Monday, January 28, 2013

Loring on Patient Advocates and Their Role at the California Stem Cell Agency

The following statement by stem cell researcher Jeanne Loring was read at the January 23, 2013, meeting of the governing board of the California stem cell agency. Loring is director of the Center for Regenerative Medicine at the Scripps Research Institute in La Jolla, CA.

“I am sorry that I cannot attend this important meeting of the ICOC. I'm in Toronto reviewing stem cell grants for Japan and Canada. I've asked (patient advocate) Don Reed to read my statement.

“I am a California stem cell scientist whose research is funded by the NIH, private foundations, and CIRM. I am the director of one of CIRM's shared laboratories, which has provided formal training in research and ethics to hundreds of young stem cell scientists. My CIRM funding supports the stem cell genomics research that is the main focus of the lab. We have also been funded by CIRM to investigate stem cell therapies for Alzheimer disease and multiple sclerosis. I have leveraged CIRM grant support to obtain funding for studies of autism through the NIH, and for Parkinson's disease from a private foundation.

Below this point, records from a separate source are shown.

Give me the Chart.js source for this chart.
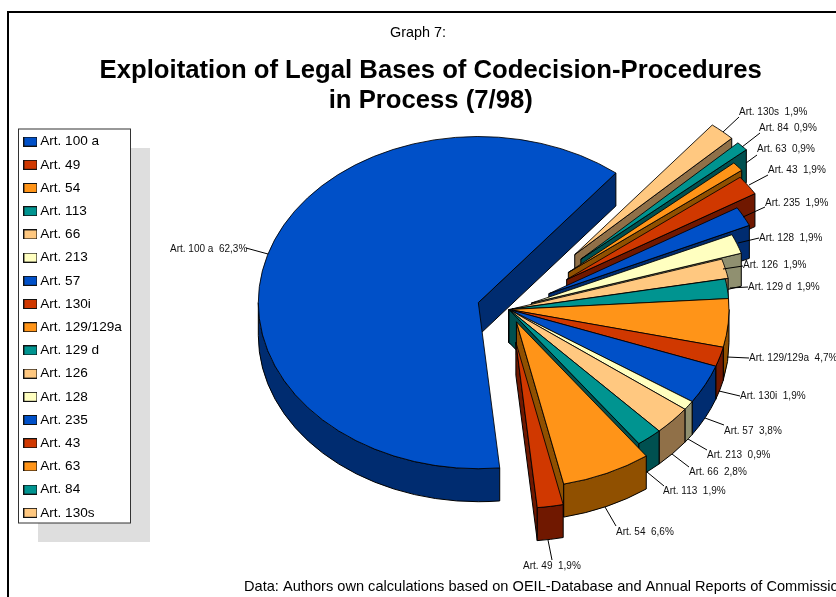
<!DOCTYPE html>
<html><head><meta charset="utf-8">
<style>html,body{margin:0;padding:0;background:#fff;overflow:hidden}#wrap{width:836px;height:597px}</style>
<script src="https://cdn.jsdelivr.net/npm/chart.js@4/dist/chart.umd.js"></script>
</head><body><div id="wrap"><canvas id="c" width="836" height="597"></canvas></div>
<script>
const categories = ['Art. 100 a','Art. 49','Art. 54','Art. 113','Art. 66','Art. 213','Art. 57','Art. 130i','Art. 129/129a','Art. 129 d','Art. 126','Art. 128','Art. 235','Art. 43','Art. 63','Art. 84','Art. 130s'];
const shares = [62.3,1.9,6.6,1.9,2.8,0.9,3.8,1.9,4.7,1.9,1.9,1.9,1.9,1.9,0.9,0.9,1.9];
const shareLabels = ['62,3%','1,9%','6,6%','1,9%','2,8%','0,9%','3,8%','1,9%','4,7%','1,9%','1,9%','1,9%','1,9%','1,9%','0,9%','0,9%','1,9%'];

const topColors = ['#0050c8','#d03800','#ff9418','#009490','#ffc880','#ffffc0','#0050c8','#d03800','#ff9418','#009490','#ffc880','#ffffc0','#0050c8','#d03800','#ff9418','#009490','#ffc880'];
const wallColors = ['#002c70','#701800','#905000','#005050','#907048','#909070','#002c70','#701800','#905000','#005050','#907048','#909070','#002c70','#701800','#905000','#005050','#907048'];
const explodeBy = [32,44,18,0,0,0,0,0,0,0,3,24,45,70,77,98,98];
// [text x, text y, leader start x, start y, leader end x, end y]
const labelLayout = [
 [170,249,268,254,246,248],[523,566,548,540,552,560],[616,532,605,507,616,526],[663,491,647,472,664,486],
 [689,472,672,454,689,467],[707,455,688,439,707,450],[724,431,705,418,724,425],[740,396,719,391,740,396],
 [749,358,727,357,749,358],[748,287,730,288,748,287],[743,265,723,269,743,266],[759,238,738,243,759,238],
 [765,203,743,217,765,207],[768,170,749,185,768,175],[757,149,746,163,757,155],[759,128,742,147,760,133],[739,112,723,132,739,117]
];
const FONT = '"Liberation Sans", Arial, sans-serif';
const PIE = {x:509, y:309.5, r:220, squash:0.755, depth:33};

function swatch(color){
  const s=document.createElement('canvas'); s.width=14; s.height=10;
  const g=s.getContext('2d'); g.fillStyle=color; g.fillRect(0,0,14,10);
  g.strokeStyle='#111'; g.lineWidth=1; g.strokeRect(.5,.5,13,9); return s;
}
const order = categories.map((_,i)=>i).reverse();

const pie3d = {
  id:'pie3d',
  afterLayout(chart){
    const lg=chart.legend; const w=112, h=440;
    lg.left=17.8; lg.right=lg.left+w; lg.top=125.2; lg.bottom=lg.top+h;
    const t=chart.titleBlock; t.top=24.3; t.bottom=t.top+17;
    const sub=chart.boxes.find(b=>b!==t && b.constructor===t.constructor);
    sub.top=55.5; sub.bottom=115; sub.left=25.5; sub.right=836;
  },
  beforeDraw(chart){
    const g=chart.ctx; g.save();
    g.fillStyle='#fff'; g.fillRect(0,0,836,597);
    g.strokeStyle='#000'; g.lineWidth=2; g.strokeRect(8,12,1000,1000);
    g.fillStyle='#dedede'; g.fillRect(38,148,112,394);
    g.fillStyle='#fff'; g.fillRect(18.5,129,112,394);
    g.strokeStyle='#333'; g.lineWidth=1; g.strokeRect(18.5,129,112,394);
    g.restore();
  },
  beforeDatasetsDraw(chart){
    const g=chart.ctx, meta=chart.getDatasetMeta(0), {x:cx0,y:cy0,r:R,squash:s,depth:d}=PIE;
    const items=meta.data.map((arc,i)=>{
      const idx=order[i], a1=arc.startAngle, a2=arc.endAngle, m=(a1+a2)/2, e=explodeBy[idx];
      return {arc,idx,a1,a2,m,cx:cx0+e*Math.cos(m),cy:cy0+e*Math.sin(m)*s};
    }).sort((p,q)=>Math.sin(p.m)-Math.sin(q.m));
    g.save();
    g.lineJoin='round'; g.strokeStyle='#000'; g.lineWidth=1;
    for(const it of items){
      const {arc,idx,a1,a2,cx,cy}=it;
      g.fillStyle=wallColors[idx];
      const cut=a=>{
        const px=cx+R*Math.cos(a), py=cy+R*s*Math.sin(a);
        g.beginPath(); g.moveTo(cx,cy); g.lineTo(px,py); g.lineTo(px,py+d); g.lineTo(cx,cy+d); g.closePath(); g.fill(); g.stroke();
      };
      if(Math.cos(a1)<0) cut(a1);
      if(Math.cos(a2)>0) cut(a2);
      for(const k of [-1,0,1]){
        const lo=Math.max(a1,k*2*Math.PI), hi=Math.min(a2,k*2*Math.PI+Math.PI);
        if(hi>lo){
          g.beginPath(); g.ellipse(cx,cy,R,R*s,0,lo,hi); g.ellipse(cx,cy+d,R,R*s,0,hi,lo,true); g.closePath(); g.fill(); g.stroke();
        }
      }
      const k=R/arc.outerRadius;
      g.save(); g.translate(cx,cy); g.scale(k,k*s); g.translate(-arc.x,-arc.y); arc.draw(g); g.restore();
    }
    // leaders and data labels
    g.strokeStyle='#000'; g.lineWidth=1; g.fillStyle='#111';
    g.font='10px '+FONT; g.textAlign='left'; g.textBaseline='middle';
    categories.forEach((c,i)=>{
      const [tx,ty,x1,y1,x2,y2]=labelLayout[i];
      g.beginPath(); g.moveTo(x1,y1); g.lineTo(x2,y2); g.stroke();
      g.fillText(c+'  '+shareLabels[i],tx,ty);
    });
    g.font='14.6px '+FONT; g.fillStyle='#000';
    g.fillText('Data: Authors own calculations based on OEIL-Database and Annual Reports of Commission',244,587);
    g.restore();
    return false;
  }
};

new Chart(document.getElementById('c'),{
  type:'pie',
  data:{labels:order.map(i=>categories[i]),
    datasets:[{data:order.map(i=>shares[i]),backgroundColor:order.map(i=>topColors[i]),borderColor:'#000',borderWidth:1.1,hoverOffset:0}]},
  options:{
    responsive:false,animation:false,events:[],rotation:38.7,
    layout:{padding:{bottom:20}},
    plugins:{
      tooltip:{enabled:false},
      title:{display:true,text:'Graph 7:',color:'#000',font:{family:FONT,size:14.4,weight:'normal',lineHeight:1.2},padding:0},
      subtitle:{display:true,text:['Exploitation of Legal Bases of Codecision-Procedures','in Process (7/98)'],color:'#000',font:{family:FONT,size:25.7,weight:'bold',lineHeight:30/25.7},padding:0},
      legend:{display:true,position:'left',align:'start',
        labels:{color:'#000',font:{family:FONT,size:13.6},padding:9.6,usePointStyle:true,pointStyleWidth:6,
          generateLabels:()=>categories.map((c,i)=>({text:c,fillStyle:topColors[i],strokeStyle:'#000',lineWidth:1,pointStyle:swatch(topColors[i]),hidden:false,index:order.length-1-i,fontColor:'#000'}))}}
    }
  },
  plugins:[pie3d]
});
</script></body></html>
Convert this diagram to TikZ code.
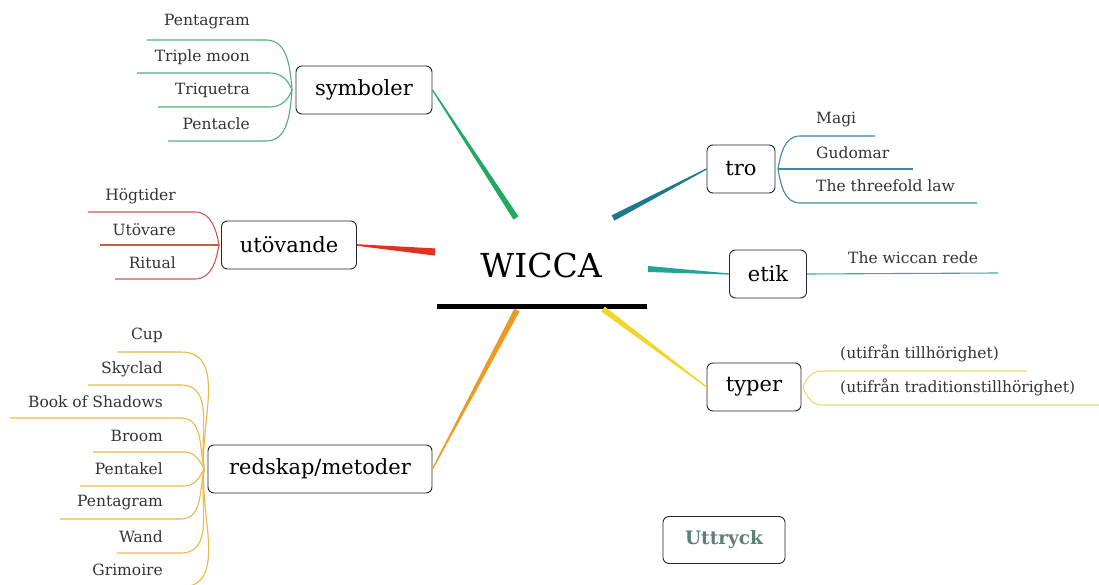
\documentclass[tikz,border=0pt]{standalone}
\usepackage{fontspec}
\setmainfont{DejaVu Serif}
\usetikzlibrary{calc}
\definecolor{cgreen}{HTML}{22A860}
\definecolor{lgreen}{HTML}{4DB07A}
\definecolor{cred}{HTML}{E03222}
\definecolor{lred}{HTML}{D4584A}
\definecolor{corange}{HTML}{EC9A22}
\definecolor{lorange}{HTML}{ECB848}
\definecolor{cteal}{HTML}{1A7A8C}
\definecolor{lteal}{HTML}{3A8C9C}
\definecolor{cetik}{HTML}{22A496}
\definecolor{letik}{HTML}{3AA8A0}
\definecolor{cyellow}{HTML}{F2D62A}
\definecolor{lyellow}{HTML}{E8DC70}
\definecolor{uttr}{HTML}{5E7E78}
\definecolor{leaftext}{HTML}{333333}
\newcommand{\taper}[5]{\fill[#5] ($(#1)!#3!90:(#2)$) -- ($(#2)!#4!-90:(#1)$) -- ($(#2)!#4!90:(#1)$) -- ($(#1)!#3!-90:(#2)$) -- cycle;}
\tikzset{
  topic/.style={draw=black!85, line width=0.9pt, rounded corners=6pt, fill=white, font=\fontsize{21}{24}\selectfont, inner xsep=9pt, inner ysep=0pt, minimum height=48pt},
  leafL/.style={anchor=east, text=leaftext, font=\fontsize{15.5}{18}\selectfont, inner sep=0pt},
  leafR/.style={anchor=west, text=leaftext, font=\fontsize{15.5}{18}\selectfont, inner sep=0pt},
  leafline/.style={line width=1.1pt}
}
\begin{document}
\begin{tikzpicture}[x=1pt,y=-1pt]
\useasboundingbox[fill=white] (0,0) rectangle (1099,585);
% central topic
\node[font=\fontsize{33}{36}\selectfont, inner sep=0pt] (wicca) at (541,265) {WICCA};
\coordinate (ulL) at (437,306);
\coordinate (ulR) at (647,306);
\draw[line width=5pt] (ulL) -- (ulR);
% main topics
\node[topic, minimum width=136pt] (sym) at (364,90) {symboler};
\node[topic, minimum width=135pt] (utv) at (289,245) {utövande};
\node[topic, minimum width=224pt] (red) at (320,469) {redskap/metoder};
\node[topic, minimum width=68pt] (tro) at (741,169) {tro};
\node[topic, minimum width=77pt] (etik) at (768,274) {etik};
\node[topic, minimum width=94pt] (typ) at (754,387) {typer};
\node[topic, minimum width=122pt, minimum height=47pt, font=\fontsize{18.5}{21}\selectfont\bfseries, text=uttr] (utt) at (724,540) {Uttryck};
% branch ends near center
\coordinate (eSym) at (516,218);
\coordinate (eUtv) at (435,252);
\coordinate (eRed) at (517,310);
\coordinate (eTro) at (613,218);
\coordinate (eEtik) at (648,269);
\coordinate (eTyp) at (603,309);
\taper{sym.east}{eSym}{0.6pt}{3.0pt}{cgreen}
\taper{utv.east}{eUtv}{0.8pt}{3.6pt}{cred}
\taper{red.east}{eRed}{0.6pt}{3.0pt}{corange}
\taper{tro.west}{eTro}{0.6pt}{3.0pt}{cteal}
\taper{etik.west}{eEtik}{0.6pt}{3.0pt}{cetik}
\taper{typ.west}{eTyp}{0.6pt}{3.0pt}{cyellow}
% symboler leaves
\coordinate (jSym) at (292,90);
\node[leafL] (s1) at (250,22) {Pentagram};
\node[leafL] (s2) at (250,57) {Triple moon};
\node[leafL] (s3) at (250,90) {Triquetra};
\node[leafL] (s4) at (250,124) {Pentacle};
\begin{scope}[leafline, color=lgreen]
\draw (jSym) to[out=95,in=0] (266,40) -- (147,40);
\draw (jSym) to[out=110,in=0] (270,73) -- (137,73);
\draw (jSym) to[out=250,in=0] (270,107) -- (158,107);
\draw (jSym) to[out=265,in=0] (266,141) -- (168,141);
\end{scope}
% utovande leaves
\coordinate (jUtv) at (219,245);
\node[leafL] (u1) at (176,196) {Högtider};
\node[leafL] (u2) at (176,230) {Utövare};
\node[leafL] (u3) at (176,263) {Ritual};
\begin{scope}[leafline, color=lred]
\draw (jUtv) to[out=100,in=0] (195,212) -- (88,212);
\draw (jUtv) -- (100,245);
\draw (jUtv) to[out=260,in=0] (195,279) -- (115,279);
\end{scope}
% redskap leaves
\coordinate (jRed) at (204,469);
\node[leafL] (r1) at (163,335) {Cup};
\node[leafL] (r2) at (163,369) {Skyclad};
\node[leafL] (r3) at (163,402) {Book of Shadows};
\node[leafL] (r4) at (163,436) {Broom};
\node[leafL] (r5) at (163,469) {Pentakel};
\node[leafL] (r6) at (163,503) {Pentagram};
\node[leafL] (r7) at (163,537) {Wand};
\node[leafL] (r8) at (163,570) {Grimoire};
\begin{scope}[leafline, color=lorange]
\draw (jRed) to[out=95,in=0] (181,352) -- (117,352);
\draw (jRed) to[out=98,in=0] (181,385) -- (88,385);
\draw (jRed) to[out=102,in=0] (181,418) -- (10,418);
\draw (jRed) to[out=115,in=0] (184,452) -- (93,452);
\draw (jRed) to[out=245,in=0] (184,486) -- (80,486);
\draw (jRed) to[out=258,in=0] (181,519) -- (60,519);
\draw (jRed) to[out=262,in=0] (181,553) -- (117,553);
\draw (jRed) to[out=265,in=0] (181,587) -- (120,587);
\end{scope}
% tro leaves
\coordinate (jTro) at (778,169);
\node[leafR] (t1) at (816,120) {Magi};
\node[leafR] (t2) at (816,153) {Gudomar};
\node[leafR] (t3) at (816,186) {The threefold law};
\begin{scope}[leafline, color=lteal]
\draw (jTro) to[out=80,in=180] (800,136) -- (875,136);
\draw (jTro) -- (913,169);
\draw (jTro) to[out=280,in=180] (800,203) -- (977,203);
\end{scope}
% etik leaf
\node[leafR] (e1) at (848,258) {The wiccan rede};
\draw[leafline, color=letik] (etik.east) -- (998,273);
% typer leaves
\coordinate (jTyp) at (803,387);
\node[leafR] (y1) at (840,353) {(utifrån tillhörighet)};
\node[leafR] (y2) at (840,387) {(utifrån traditionstillhörighet)};
\begin{scope}[leafline, color=lyellow]
\draw (jTyp) to[out=70,in=180] (822,371) -- (1027,371);
\draw (jTyp) to[out=290,in=180] (822,405) -- (1099,405);
\end{scope}
\end{tikzpicture}
\end{document}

“The IOM report recommended a number of changes in CIRM's policies. One of these recommendations is of especially great concern to me: the suggestion that patient advocates should have much less influence in CIRM's decisions about what research should be funded.

“Patient advocates are extremely valuable to us researchers. Most of us stem cell researchers had never met a patient advocate- and perhaps not even a patient- before CIRM was founded. In my 20 years of being funded by the NIH, the funding agency never once suggested that I should talk to people who have the disease, or have relatives with a disease that I was receiving funding to study.

“With my first CIRM grant, I started meeting patient advocates, and now I can't imagine pursuing a disease-related research project without them. I've learned a great deal from the advocates on the ICOC, and I greatly enjoy talking with them. They are wonderful sources of knowledge: Jeff Sheehy taught me about HIV/AIDS and patient activism, I learned about Parkinson's disease from Joan Samuelson, autism from John Shestack, and David Serrano-Sewell, Diane Winoker have educated me about MS and ALS.

“Professional research scientists are competitive by nature- a conversation between scientists is often constrained by our secrecy- we need to publish, or perish. But advocates have no such constraints, which makes ICOC meetings more enjoyable and informative than many scientific meetings.

“Patient advocacy has made me a better scientist. Advocacy makes CIRM-funded research breathtakingly relevant and uniquely powerful to change the course of medicine.”